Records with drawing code
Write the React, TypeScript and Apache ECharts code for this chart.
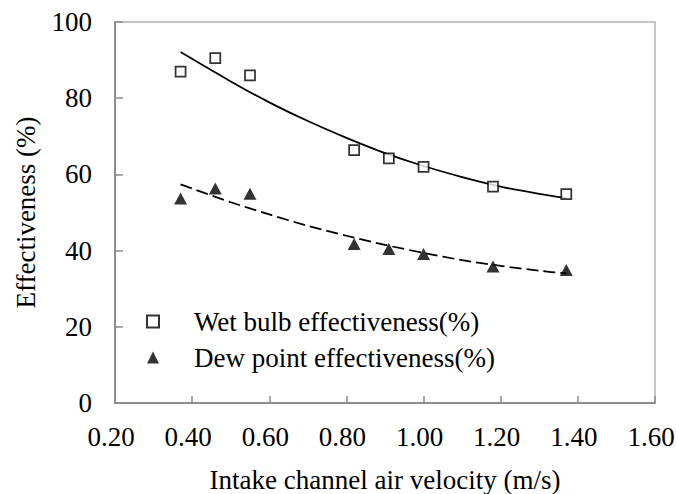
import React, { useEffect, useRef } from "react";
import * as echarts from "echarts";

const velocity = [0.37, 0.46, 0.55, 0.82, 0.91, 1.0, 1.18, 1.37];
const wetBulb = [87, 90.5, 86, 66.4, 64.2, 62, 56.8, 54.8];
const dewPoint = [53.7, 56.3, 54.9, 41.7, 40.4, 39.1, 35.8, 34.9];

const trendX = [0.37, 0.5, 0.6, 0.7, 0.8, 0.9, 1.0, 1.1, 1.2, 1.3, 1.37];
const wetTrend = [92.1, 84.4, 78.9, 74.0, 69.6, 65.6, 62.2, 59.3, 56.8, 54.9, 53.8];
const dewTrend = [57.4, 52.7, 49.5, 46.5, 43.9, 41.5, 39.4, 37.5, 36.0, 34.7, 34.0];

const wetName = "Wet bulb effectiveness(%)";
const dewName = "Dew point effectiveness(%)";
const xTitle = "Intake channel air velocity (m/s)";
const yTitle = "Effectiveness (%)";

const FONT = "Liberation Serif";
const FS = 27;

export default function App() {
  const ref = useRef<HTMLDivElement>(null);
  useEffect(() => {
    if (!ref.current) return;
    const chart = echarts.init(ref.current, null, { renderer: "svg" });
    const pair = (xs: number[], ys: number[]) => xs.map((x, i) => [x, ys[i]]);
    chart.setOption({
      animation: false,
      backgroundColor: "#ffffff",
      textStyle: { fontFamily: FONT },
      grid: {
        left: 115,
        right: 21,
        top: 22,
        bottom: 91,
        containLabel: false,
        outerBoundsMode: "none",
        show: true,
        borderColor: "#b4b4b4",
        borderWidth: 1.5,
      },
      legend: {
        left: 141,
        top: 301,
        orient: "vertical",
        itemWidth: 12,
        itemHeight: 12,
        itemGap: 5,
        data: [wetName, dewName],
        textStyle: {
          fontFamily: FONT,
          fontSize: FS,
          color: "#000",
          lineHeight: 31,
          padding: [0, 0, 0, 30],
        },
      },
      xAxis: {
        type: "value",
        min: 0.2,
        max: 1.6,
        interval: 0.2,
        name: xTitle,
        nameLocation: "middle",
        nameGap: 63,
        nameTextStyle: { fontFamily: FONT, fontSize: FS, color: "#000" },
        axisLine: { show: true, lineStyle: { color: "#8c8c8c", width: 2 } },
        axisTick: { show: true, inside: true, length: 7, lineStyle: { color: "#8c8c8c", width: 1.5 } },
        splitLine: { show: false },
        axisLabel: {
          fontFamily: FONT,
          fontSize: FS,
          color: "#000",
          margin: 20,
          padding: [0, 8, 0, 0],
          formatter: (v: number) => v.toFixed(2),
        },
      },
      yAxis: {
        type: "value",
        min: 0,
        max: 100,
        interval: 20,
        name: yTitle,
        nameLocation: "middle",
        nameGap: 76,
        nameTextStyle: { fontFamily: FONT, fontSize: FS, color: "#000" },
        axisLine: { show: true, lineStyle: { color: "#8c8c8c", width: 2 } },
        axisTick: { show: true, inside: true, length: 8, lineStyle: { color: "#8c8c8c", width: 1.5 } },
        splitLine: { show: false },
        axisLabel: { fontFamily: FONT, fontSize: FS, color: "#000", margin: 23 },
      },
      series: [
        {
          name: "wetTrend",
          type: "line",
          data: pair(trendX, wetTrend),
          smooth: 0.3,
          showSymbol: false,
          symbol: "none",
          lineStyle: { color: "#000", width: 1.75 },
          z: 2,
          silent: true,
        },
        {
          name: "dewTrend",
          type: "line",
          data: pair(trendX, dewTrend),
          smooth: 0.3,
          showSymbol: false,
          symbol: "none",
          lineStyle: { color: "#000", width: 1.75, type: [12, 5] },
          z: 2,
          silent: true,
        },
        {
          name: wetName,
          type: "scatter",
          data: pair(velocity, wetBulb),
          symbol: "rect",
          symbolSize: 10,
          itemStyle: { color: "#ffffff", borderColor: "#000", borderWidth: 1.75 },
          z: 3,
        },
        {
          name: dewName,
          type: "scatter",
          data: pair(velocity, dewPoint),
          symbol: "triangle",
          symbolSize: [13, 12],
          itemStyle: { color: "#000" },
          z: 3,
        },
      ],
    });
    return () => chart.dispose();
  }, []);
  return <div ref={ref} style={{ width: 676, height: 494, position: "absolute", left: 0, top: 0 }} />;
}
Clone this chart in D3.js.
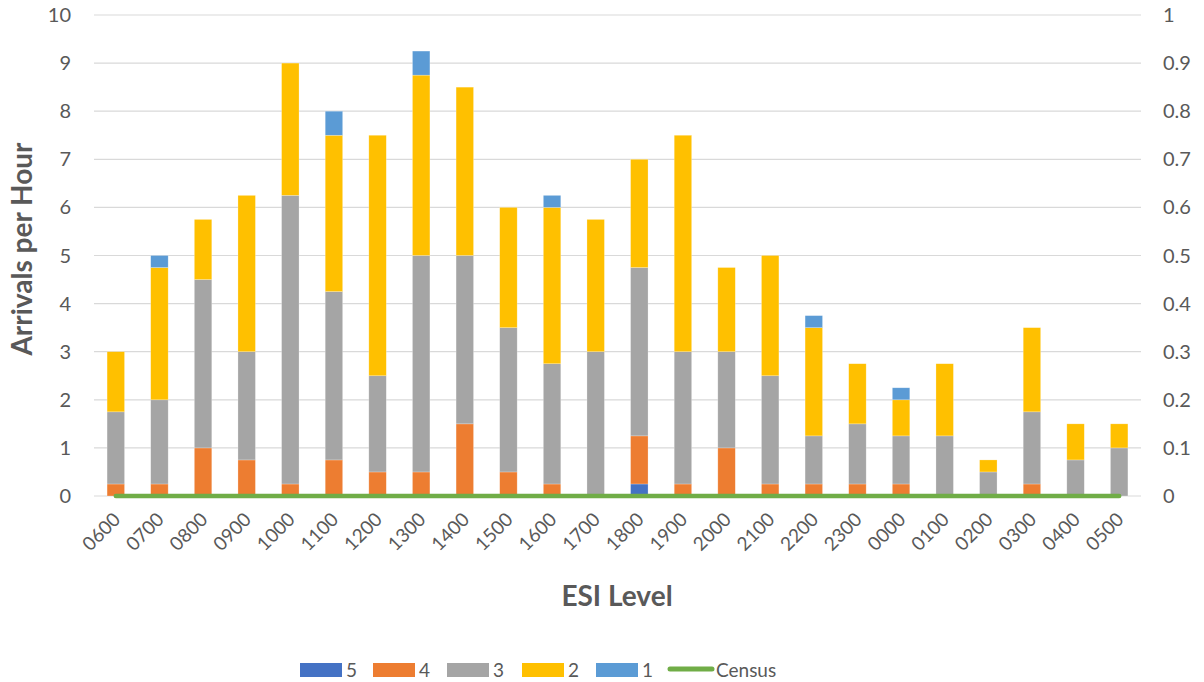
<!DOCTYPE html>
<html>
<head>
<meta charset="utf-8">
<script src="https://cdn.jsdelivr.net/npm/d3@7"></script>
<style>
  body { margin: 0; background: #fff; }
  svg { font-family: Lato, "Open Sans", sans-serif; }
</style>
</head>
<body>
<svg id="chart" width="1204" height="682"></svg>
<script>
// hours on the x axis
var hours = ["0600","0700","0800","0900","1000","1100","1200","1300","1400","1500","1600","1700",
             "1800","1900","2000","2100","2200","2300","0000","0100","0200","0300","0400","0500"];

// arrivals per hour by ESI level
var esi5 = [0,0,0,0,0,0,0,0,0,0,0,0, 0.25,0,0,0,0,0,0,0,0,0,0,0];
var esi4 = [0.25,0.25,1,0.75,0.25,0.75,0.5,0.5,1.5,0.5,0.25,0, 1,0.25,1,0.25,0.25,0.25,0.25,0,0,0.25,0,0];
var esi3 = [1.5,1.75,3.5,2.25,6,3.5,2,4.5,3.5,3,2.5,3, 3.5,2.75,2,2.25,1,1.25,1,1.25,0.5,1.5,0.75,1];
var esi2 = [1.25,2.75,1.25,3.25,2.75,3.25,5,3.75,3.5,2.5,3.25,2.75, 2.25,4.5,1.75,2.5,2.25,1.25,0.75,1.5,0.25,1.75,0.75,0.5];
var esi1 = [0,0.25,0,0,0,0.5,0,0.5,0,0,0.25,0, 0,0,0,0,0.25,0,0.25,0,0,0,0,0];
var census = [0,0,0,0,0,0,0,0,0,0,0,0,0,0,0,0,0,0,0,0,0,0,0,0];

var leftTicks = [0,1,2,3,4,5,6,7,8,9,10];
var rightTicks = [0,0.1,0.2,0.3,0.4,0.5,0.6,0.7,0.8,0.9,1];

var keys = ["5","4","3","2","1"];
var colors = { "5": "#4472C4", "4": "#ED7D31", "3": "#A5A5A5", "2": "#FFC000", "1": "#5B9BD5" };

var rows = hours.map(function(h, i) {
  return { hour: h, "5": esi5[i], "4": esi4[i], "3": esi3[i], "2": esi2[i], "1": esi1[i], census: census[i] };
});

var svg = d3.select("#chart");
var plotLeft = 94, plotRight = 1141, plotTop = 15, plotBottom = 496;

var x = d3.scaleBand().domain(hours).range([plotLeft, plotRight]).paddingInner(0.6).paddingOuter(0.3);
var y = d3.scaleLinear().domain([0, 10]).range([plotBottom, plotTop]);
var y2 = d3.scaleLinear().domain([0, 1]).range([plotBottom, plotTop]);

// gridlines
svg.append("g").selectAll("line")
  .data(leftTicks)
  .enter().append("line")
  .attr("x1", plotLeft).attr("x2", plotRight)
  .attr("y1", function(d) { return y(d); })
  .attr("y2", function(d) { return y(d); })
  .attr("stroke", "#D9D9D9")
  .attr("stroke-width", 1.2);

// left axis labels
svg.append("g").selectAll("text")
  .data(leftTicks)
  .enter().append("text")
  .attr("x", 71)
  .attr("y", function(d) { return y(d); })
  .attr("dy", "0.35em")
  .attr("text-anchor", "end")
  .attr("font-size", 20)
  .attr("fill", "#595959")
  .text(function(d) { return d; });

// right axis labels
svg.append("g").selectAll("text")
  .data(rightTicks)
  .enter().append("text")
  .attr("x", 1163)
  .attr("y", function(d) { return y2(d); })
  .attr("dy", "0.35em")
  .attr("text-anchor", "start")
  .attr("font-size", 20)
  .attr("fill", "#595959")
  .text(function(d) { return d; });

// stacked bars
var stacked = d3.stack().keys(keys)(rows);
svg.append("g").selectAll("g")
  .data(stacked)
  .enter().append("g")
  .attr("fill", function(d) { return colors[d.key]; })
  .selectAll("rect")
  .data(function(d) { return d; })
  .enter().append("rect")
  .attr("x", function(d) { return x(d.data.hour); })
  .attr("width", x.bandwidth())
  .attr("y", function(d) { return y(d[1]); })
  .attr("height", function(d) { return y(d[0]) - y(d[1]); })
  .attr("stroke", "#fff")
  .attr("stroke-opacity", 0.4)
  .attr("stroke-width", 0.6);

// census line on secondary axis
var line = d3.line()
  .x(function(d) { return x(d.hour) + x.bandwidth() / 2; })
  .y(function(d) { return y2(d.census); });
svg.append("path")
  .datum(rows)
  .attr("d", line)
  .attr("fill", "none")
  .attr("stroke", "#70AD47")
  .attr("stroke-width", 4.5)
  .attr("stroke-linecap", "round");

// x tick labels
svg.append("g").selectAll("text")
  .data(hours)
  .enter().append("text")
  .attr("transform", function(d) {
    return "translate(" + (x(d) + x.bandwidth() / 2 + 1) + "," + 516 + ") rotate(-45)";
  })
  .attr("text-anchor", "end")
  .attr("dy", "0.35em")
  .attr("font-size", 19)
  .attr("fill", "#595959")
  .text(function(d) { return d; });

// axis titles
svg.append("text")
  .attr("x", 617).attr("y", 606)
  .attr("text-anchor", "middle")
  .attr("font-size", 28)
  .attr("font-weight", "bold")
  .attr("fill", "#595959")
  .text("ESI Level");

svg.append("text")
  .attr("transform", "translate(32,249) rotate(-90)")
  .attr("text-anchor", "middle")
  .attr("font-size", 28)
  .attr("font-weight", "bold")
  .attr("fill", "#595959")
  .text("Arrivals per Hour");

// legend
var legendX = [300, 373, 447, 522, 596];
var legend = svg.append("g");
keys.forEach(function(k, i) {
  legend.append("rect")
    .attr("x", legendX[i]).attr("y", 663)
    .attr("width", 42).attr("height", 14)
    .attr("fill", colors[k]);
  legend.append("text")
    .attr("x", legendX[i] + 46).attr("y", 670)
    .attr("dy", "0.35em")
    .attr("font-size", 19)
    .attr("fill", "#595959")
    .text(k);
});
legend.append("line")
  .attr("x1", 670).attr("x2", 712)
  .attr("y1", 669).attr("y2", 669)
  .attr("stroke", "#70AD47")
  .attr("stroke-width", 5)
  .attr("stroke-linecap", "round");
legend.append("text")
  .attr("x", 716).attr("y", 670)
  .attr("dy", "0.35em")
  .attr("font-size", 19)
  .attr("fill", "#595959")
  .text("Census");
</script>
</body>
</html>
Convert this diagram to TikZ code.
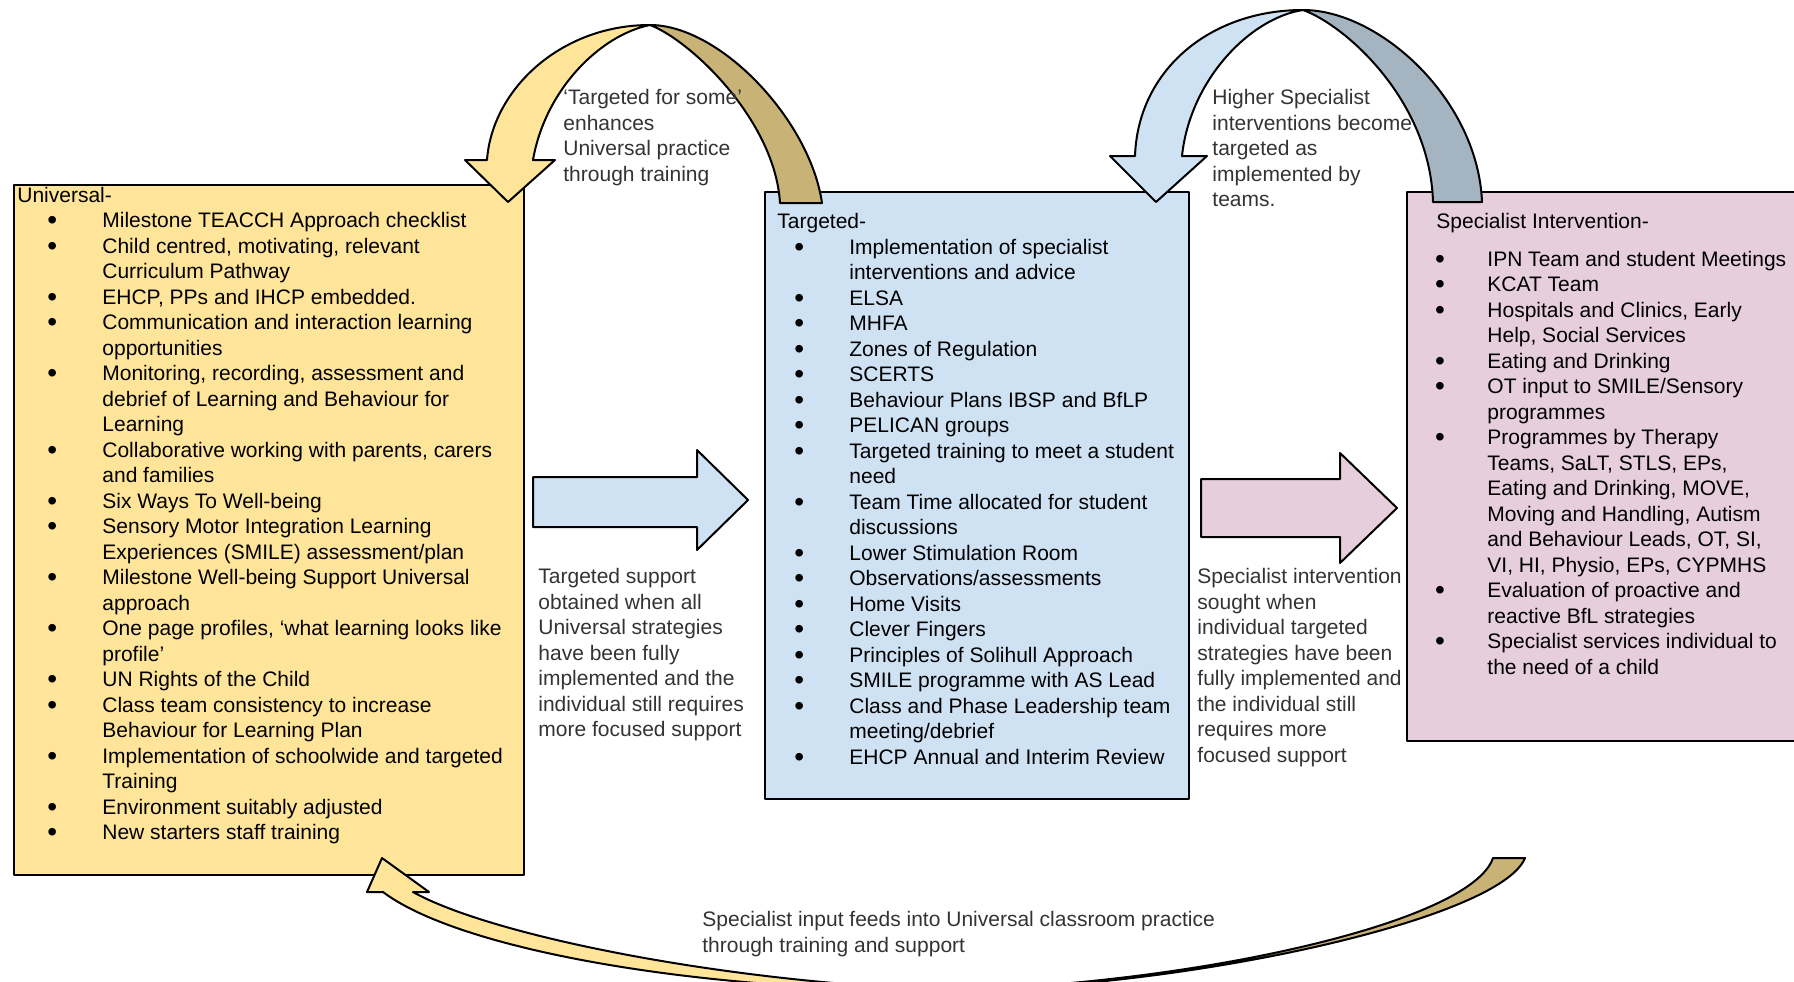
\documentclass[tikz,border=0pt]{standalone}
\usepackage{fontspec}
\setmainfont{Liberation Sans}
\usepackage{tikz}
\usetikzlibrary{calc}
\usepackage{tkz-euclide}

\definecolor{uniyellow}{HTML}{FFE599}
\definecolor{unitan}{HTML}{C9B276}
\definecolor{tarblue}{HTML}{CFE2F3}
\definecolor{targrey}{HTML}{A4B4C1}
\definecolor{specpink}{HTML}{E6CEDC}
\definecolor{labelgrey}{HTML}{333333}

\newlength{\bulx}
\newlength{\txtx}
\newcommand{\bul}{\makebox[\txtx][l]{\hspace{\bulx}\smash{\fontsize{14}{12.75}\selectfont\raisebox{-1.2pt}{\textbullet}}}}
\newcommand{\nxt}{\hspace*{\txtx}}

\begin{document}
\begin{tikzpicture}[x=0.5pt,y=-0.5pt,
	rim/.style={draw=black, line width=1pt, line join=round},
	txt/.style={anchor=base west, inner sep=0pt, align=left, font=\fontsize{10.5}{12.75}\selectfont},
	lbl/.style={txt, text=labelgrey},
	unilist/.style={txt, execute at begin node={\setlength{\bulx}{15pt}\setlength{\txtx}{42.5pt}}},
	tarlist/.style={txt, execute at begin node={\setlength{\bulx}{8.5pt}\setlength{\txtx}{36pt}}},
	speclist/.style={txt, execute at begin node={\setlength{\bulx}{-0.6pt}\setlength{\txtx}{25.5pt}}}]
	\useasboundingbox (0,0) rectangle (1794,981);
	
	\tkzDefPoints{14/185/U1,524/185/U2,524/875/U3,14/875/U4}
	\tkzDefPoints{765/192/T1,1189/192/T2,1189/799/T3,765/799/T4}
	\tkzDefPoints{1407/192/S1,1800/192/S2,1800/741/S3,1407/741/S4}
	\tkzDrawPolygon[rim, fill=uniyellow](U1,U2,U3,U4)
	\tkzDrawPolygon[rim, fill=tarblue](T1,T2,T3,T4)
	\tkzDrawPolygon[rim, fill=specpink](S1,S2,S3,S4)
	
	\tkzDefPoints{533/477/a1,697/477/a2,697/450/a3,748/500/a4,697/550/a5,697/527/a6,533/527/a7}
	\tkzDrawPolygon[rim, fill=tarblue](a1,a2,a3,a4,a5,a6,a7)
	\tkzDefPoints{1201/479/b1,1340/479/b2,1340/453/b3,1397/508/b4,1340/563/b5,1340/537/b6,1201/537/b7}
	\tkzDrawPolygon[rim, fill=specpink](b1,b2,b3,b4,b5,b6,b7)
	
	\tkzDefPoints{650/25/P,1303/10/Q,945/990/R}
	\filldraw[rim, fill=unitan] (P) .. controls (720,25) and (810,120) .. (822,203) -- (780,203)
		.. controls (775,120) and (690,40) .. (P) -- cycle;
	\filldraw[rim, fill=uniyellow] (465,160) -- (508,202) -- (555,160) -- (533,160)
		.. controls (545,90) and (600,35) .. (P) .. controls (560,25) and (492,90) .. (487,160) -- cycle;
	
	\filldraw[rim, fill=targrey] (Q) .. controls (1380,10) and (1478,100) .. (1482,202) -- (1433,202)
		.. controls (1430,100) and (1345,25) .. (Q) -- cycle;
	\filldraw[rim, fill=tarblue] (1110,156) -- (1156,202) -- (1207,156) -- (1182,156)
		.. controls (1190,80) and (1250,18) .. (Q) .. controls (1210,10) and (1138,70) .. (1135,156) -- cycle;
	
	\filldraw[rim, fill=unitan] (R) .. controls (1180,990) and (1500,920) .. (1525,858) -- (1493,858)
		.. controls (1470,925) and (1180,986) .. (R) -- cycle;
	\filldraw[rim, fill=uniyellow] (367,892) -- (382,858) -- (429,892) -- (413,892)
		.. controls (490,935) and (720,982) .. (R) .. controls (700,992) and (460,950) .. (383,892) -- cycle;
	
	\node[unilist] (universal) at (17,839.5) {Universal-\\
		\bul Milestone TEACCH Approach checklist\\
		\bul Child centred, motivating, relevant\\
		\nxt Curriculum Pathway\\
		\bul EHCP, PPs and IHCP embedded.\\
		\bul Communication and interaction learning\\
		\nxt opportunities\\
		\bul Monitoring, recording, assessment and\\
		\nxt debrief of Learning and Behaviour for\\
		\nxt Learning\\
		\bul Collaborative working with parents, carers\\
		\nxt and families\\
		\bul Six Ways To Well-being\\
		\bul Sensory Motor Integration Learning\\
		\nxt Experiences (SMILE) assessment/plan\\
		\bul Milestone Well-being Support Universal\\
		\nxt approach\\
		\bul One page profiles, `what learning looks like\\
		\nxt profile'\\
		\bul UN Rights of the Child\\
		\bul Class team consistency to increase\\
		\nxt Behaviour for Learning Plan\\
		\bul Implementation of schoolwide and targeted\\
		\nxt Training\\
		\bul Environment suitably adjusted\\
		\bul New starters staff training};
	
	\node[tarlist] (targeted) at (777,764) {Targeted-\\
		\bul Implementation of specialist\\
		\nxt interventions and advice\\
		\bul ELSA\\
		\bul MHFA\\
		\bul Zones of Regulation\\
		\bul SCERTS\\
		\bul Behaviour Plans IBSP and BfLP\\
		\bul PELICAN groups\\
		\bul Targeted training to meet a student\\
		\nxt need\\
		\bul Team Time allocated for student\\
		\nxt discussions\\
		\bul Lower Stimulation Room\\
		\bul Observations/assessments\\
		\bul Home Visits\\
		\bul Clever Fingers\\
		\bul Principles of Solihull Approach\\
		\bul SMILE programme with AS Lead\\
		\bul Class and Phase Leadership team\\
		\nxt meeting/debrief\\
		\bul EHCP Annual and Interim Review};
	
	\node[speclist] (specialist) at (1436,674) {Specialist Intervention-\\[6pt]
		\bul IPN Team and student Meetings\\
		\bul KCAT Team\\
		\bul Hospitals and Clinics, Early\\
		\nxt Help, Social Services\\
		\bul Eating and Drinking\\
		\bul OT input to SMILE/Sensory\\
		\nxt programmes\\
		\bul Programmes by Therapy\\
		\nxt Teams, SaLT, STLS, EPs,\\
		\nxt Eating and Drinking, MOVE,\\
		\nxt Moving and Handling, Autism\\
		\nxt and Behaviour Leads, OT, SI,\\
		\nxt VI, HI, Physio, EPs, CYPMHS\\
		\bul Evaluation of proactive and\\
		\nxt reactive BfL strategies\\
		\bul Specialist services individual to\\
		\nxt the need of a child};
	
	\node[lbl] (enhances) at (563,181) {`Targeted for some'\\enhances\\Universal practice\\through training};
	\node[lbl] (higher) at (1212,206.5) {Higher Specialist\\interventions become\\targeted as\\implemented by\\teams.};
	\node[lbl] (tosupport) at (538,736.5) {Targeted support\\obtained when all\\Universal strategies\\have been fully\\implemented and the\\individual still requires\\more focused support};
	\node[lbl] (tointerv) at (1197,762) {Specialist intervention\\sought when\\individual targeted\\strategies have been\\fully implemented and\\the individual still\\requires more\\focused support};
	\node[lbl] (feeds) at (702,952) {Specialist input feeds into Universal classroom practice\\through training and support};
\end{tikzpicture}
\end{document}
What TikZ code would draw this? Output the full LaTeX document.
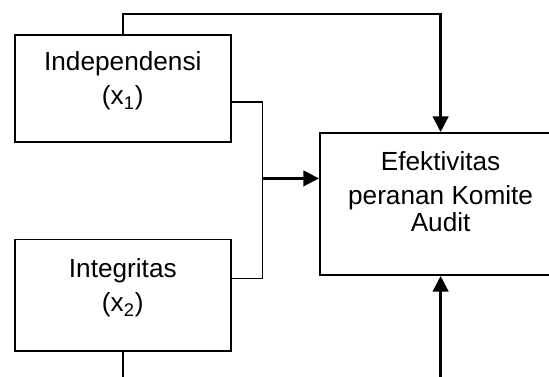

- **WORK TO COMPLETE**: Quote, please, every line of the material above from its start through the line that has "const FS = 27;", reproducing the words exactly and dropping any images.

- **IN RESPONSE**:
Write the React, TypeScript and Apache ECharts code for this chart.
import React, { useEffect, useRef } from "react";
import * as echarts from "echarts";

const velocity = [0.37, 0.46, 0.55, 0.82, 0.91, 1.0, 1.18, 1.37];
const wetBulb = [87, 90.5, 86, 66.4, 64.2, 62, 56.8, 54.8];
const dewPoint = [53.7, 56.3, 54.9, 41.7, 40.4, 39.1, 35.8, 34.9];

const trendX = [0.37, 0.5, 0.6, 0.7, 0.8, 0.9, 1.0, 1.1, 1.2, 1.3, 1.37];
const wetTrend = [92.1, 84.4, 78.9, 74.0, 69.6, 65.6, 62.2, 59.3, 56.8, 54.9, 53.8];
const dewTrend = [57.4, 52.7, 49.5, 46.5, 43.9, 41.5, 39.4, 37.5, 36.0, 34.7, 34.0];

const wetName = "Wet bulb effectiveness(%)";
const dewName = "Dew point effectiveness(%)";
const xTitle = "Intake channel air velocity (m/s)";
const yTitle = "Effectiveness (%)";

const FONT = "Liberation Serif";
const FS = 27;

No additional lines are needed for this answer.